▸ **REQUEST**
Exclude the pictures and reproduce the remaining data exactly as written.

▸ **AVAILABLE DATA**
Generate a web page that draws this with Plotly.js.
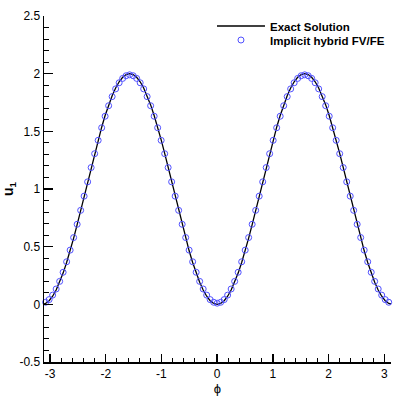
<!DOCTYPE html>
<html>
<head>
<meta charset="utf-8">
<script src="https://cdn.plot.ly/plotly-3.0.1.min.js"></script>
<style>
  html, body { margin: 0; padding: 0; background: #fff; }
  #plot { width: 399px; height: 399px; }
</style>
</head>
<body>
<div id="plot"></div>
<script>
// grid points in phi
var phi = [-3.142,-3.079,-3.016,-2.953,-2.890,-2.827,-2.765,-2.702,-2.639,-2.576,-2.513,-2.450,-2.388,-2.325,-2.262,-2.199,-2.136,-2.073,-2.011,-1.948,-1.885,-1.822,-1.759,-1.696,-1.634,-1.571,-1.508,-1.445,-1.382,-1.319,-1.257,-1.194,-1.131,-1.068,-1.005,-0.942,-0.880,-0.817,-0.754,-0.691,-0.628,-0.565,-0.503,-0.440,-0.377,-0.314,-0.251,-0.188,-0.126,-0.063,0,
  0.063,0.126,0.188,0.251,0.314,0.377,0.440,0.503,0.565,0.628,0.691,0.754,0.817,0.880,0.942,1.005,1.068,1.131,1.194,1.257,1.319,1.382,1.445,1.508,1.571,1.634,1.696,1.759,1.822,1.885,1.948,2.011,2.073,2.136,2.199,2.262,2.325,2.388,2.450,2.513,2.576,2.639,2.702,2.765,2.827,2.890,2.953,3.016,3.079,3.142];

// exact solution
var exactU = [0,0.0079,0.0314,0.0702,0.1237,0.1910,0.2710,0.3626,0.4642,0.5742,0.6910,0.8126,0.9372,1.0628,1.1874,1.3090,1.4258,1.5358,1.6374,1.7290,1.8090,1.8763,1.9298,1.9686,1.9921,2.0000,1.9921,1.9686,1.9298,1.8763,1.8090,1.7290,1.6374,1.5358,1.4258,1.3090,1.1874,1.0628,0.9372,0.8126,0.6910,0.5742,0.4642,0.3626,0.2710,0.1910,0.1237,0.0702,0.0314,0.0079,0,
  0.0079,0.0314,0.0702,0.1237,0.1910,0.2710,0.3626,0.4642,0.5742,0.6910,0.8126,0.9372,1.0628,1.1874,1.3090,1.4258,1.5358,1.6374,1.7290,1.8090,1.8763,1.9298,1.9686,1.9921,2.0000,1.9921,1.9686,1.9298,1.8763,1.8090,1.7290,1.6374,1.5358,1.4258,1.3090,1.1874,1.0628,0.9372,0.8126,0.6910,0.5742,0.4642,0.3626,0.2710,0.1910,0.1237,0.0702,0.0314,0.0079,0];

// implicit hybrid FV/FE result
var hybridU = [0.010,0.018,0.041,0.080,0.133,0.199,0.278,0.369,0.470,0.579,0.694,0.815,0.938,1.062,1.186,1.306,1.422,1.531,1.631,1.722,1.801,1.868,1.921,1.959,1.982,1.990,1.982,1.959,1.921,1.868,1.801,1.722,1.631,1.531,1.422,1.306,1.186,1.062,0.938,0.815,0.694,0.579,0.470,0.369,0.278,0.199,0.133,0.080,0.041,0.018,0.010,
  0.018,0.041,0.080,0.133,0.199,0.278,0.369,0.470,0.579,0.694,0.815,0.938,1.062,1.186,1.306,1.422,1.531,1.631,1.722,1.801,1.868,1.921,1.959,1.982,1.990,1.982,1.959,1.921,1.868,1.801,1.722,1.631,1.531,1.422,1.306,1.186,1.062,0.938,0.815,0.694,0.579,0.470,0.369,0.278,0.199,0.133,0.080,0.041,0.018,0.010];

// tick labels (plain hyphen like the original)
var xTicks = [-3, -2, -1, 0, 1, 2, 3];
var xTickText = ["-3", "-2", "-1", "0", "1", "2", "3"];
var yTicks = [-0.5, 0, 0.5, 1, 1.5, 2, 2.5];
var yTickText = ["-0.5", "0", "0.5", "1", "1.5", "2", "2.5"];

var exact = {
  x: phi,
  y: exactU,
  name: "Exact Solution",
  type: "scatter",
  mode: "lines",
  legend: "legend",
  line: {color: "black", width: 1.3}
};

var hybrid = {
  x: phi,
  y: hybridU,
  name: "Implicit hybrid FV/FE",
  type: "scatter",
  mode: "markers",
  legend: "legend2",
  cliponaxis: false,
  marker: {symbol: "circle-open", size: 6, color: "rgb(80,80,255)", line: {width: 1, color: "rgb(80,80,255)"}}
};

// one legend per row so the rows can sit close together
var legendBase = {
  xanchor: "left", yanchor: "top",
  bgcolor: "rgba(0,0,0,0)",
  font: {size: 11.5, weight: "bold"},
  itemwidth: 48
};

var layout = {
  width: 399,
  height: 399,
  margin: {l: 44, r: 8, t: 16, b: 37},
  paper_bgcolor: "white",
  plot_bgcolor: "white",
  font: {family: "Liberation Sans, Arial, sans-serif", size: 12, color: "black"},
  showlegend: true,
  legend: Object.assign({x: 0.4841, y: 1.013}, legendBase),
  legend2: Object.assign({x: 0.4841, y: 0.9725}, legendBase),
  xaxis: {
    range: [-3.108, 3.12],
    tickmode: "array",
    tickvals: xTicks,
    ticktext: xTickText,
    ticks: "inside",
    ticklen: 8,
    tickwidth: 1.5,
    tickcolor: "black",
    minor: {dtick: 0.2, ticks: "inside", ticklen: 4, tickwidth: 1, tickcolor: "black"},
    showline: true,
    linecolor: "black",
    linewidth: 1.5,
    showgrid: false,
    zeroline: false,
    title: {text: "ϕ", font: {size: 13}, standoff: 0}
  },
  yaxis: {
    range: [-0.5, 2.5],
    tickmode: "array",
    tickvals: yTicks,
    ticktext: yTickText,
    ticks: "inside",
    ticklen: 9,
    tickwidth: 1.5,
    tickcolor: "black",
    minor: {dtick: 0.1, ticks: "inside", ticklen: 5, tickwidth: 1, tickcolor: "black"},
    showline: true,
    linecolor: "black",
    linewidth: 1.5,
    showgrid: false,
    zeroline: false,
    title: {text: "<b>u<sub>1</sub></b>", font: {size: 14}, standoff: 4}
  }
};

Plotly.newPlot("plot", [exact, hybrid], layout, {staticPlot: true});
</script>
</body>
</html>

▸ **PROBLEM SOLUTION**
Generate a web page that draws this with Plotly.js.
<!DOCTYPE html>
<html>
<head>
<meta charset="utf-8">
<script src="https://cdn.plot.ly/plotly-3.0.1.min.js"></script>
<style>
  html, body { margin: 0; padding: 0; background: #fff; }
  #plot { width: 399px; height: 399px; }
</style>
</head>
<body>
<div id="plot"></div>
<script>
// grid points in phi
var phi = [-3.142,-3.079,-3.016,-2.953,-2.890,-2.827,-2.765,-2.702,-2.639,-2.576,-2.513,-2.450,-2.388,-2.325,-2.262,-2.199,-2.136,-2.073,-2.011,-1.948,-1.885,-1.822,-1.759,-1.696,-1.634,-1.571,-1.508,-1.445,-1.382,-1.319,-1.257,-1.194,-1.131,-1.068,-1.005,-0.942,-0.880,-0.817,-0.754,-0.691,-0.628,-0.565,-0.503,-0.440,-0.377,-0.314,-0.251,-0.188,-0.126,-0.063,0,
  0.063,0.126,0.188,0.251,0.314,0.377,0.440,0.503,0.565,0.628,0.691,0.754,0.817,0.880,0.942,1.005,1.068,1.131,1.194,1.257,1.319,1.382,1.445,1.508,1.571,1.634,1.696,1.759,1.822,1.885,1.948,2.011,2.073,2.136,2.199,2.262,2.325,2.388,2.450,2.513,2.576,2.639,2.702,2.765,2.827,2.890,2.953,3.016,3.079,3.142];

// exact solution
var exactU = [0,0.0079,0.0314,0.0702,0.1237,0.1910,0.2710,0.3626,0.4642,0.5742,0.6910,0.8126,0.9372,1.0628,1.1874,1.3090,1.4258,1.5358,1.6374,1.7290,1.8090,1.8763,1.9298,1.9686,1.9921,2.0000,1.9921,1.9686,1.9298,1.8763,1.8090,1.7290,1.6374,1.5358,1.4258,1.3090,1.1874,1.0628,0.9372,0.8126,0.6910,0.5742,0.4642,0.3626,0.2710,0.1910,0.1237,0.0702,0.0314,0.0079,0,
  0.0079,0.0314,0.0702,0.1237,0.1910,0.2710,0.3626,0.4642,0.5742,0.6910,0.8126,0.9372,1.0628,1.1874,1.3090,1.4258,1.5358,1.6374,1.7290,1.8090,1.8763,1.9298,1.9686,1.9921,2.0000,1.9921,1.9686,1.9298,1.8763,1.8090,1.7290,1.6374,1.5358,1.4258,1.3090,1.1874,1.0628,0.9372,0.8126,0.6910,0.5742,0.4642,0.3626,0.2710,0.1910,0.1237,0.0702,0.0314,0.0079,0];

// implicit hybrid FV/FE result
var hybridU = [0.010,0.018,0.041,0.080,0.133,0.199,0.278,0.369,0.470,0.579,0.694,0.815,0.938,1.062,1.186,1.306,1.422,1.531,1.631,1.722,1.801,1.868,1.921,1.959,1.982,1.990,1.982,1.959,1.921,1.868,1.801,1.722,1.631,1.531,1.422,1.306,1.186,1.062,0.938,0.815,0.694,0.579,0.470,0.369,0.278,0.199,0.133,0.080,0.041,0.018,0.010,
  0.018,0.041,0.080,0.133,0.199,0.278,0.369,0.470,0.579,0.694,0.815,0.938,1.062,1.186,1.306,1.422,1.531,1.631,1.722,1.801,1.868,1.921,1.959,1.982,1.990,1.982,1.959,1.921,1.868,1.801,1.722,1.631,1.531,1.422,1.306,1.186,1.062,0.938,0.815,0.694,0.579,0.470,0.369,0.278,0.199,0.133,0.080,0.041,0.018,0.010];

// tick labels (plain hyphen like the original)
var xTicks = [-3, -2, -1, 0, 1, 2, 3];
var xTickText = ["-3", "-2", "-1", "0", "1", "2", "3"];
var yTicks = [-0.5, 0, 0.5, 1, 1.5, 2, 2.5];
var yTickText = ["-0.5", "0", "0.5", "1", "1.5", "2", "2.5"];

var exact = {
  x: phi,
  y: exactU,
  name: "Exact Solution",
  type: "scatter",
  mode: "lines",
  legend: "legend",
  line: {color: "black", width: 1.3}
};

var hybrid = {
  x: phi,
  y: hybridU,
  name: "Implicit hybrid FV/FE",
  type: "scatter",
  mode: "markers",
  legend: "legend2",
  cliponaxis: false,
  marker: {symbol: "circle-open", size: 6, color: "rgb(80,80,255)", line: {width: 1, color: "rgb(80,80,255)"}}
};

// one legend per row so the rows can sit close together
var legendBase = {
  xanchor: "left", yanchor: "top",
  bgcolor: "rgba(0,0,0,0)",
  font: {size: 11.5, weight: "bold"},
  itemwidth: 48
};

var layout = {
  width: 399,
  height: 399,
  margin: {l: 44, r: 8, t: 16, b: 37},
  paper_bgcolor: "white",
  plot_bgcolor: "white",
  font: {family: "Liberation Sans, Arial, sans-serif", size: 12, color: "black"},
  showlegend: true,
  legend: Object.assign({x: 0.4841, y: 1.013}, legendBase),
  legend2: Object.assign({x: 0.4841, y: 0.9725}, legendBase),
  xaxis: {
    range: [-3.108, 3.12],
    tickmode: "array",
    tickvals: xTicks,
    ticktext: xTickText,
    ticks: "inside",
    ticklen: 8,
    tickwidth: 1.5,
    tickcolor: "black",
    minor: {dtick: 0.2, ticks: "inside", ticklen: 4, tickwidth: 1, tickcolor: "black"},
    showline: true,
    linecolor: "black",
    linewidth: 1.5,
    showgrid: false,
    zeroline: false,
    title: {text: "ϕ", font: {size: 13}, standoff: 0}
  },
  yaxis: {
    range: [-0.5, 2.5],
    tickmode: "array",
    tickvals: yTicks,
    ticktext: yTickText,
    ticks: "inside",
    ticklen: 9,
    tickwidth: 1.5,
    tickcolor: "black",
    minor: {dtick: 0.1, ticks: "inside", ticklen: 5, tickwidth: 1, tickcolor: "black"},
    showline: true,
    linecolor: "black",
    linewidth: 1.5,
    showgrid: false,
    zeroline: false,
    title: {text: "<b>u<sub>1</sub></b>", font: {size: 14}, standoff: 4}
  }
};

Plotly.newPlot("plot", [exact, hybrid], layout, {staticPlot: true});
</script>
</body>
</html>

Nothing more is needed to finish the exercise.